[start]
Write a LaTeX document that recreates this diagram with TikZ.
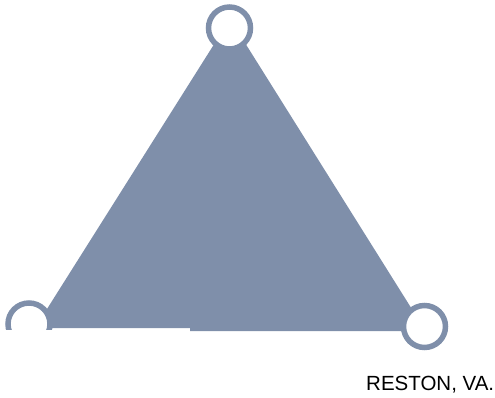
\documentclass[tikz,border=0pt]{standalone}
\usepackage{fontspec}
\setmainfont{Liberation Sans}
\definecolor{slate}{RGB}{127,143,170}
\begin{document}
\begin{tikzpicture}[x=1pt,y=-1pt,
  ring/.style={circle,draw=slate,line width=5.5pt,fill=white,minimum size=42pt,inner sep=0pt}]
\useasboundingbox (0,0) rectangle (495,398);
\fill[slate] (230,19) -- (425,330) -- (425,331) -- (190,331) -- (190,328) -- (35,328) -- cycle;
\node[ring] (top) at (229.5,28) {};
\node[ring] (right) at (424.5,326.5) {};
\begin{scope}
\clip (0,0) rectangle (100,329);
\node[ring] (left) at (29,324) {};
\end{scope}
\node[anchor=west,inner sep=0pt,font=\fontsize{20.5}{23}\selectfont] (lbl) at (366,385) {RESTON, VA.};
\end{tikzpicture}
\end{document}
[end]
### BRIEF
Reproduce each line word for word and drop the pictures.

### PROBLEM SOLUTION
Write a LaTeX document that recreates this diagram with TikZ.
\documentclass[tikz,border=0pt]{standalone}
\usepackage{fontspec}
\setmainfont{Liberation Sans}
\definecolor{slate}{RGB}{127,143,170}
\begin{document}
\begin{tikzpicture}[x=1pt,y=-1pt,
  ring/.style={circle,draw=slate,line width=5.5pt,fill=white,minimum size=42pt,inner sep=0pt}]
\useasboundingbox (0,0) rectangle (495,398);
\fill[slate] (230,19) -- (425,330) -- (425,331) -- (190,331) -- (190,328) -- (35,328) -- cycle;
\node[ring] (top) at (229.5,28) {};
\node[ring] (right) at (424.5,326.5) {};
\begin{scope}
\clip (0,0) rectangle (100,329);
\node[ring] (left) at (29,324) {};
\end{scope}
\node[anchor=west,inner sep=0pt,font=\fontsize{20.5}{23}\selectfont] (lbl) at (366,385) {RESTON, VA.};
\end{tikzpicture}
\end{document}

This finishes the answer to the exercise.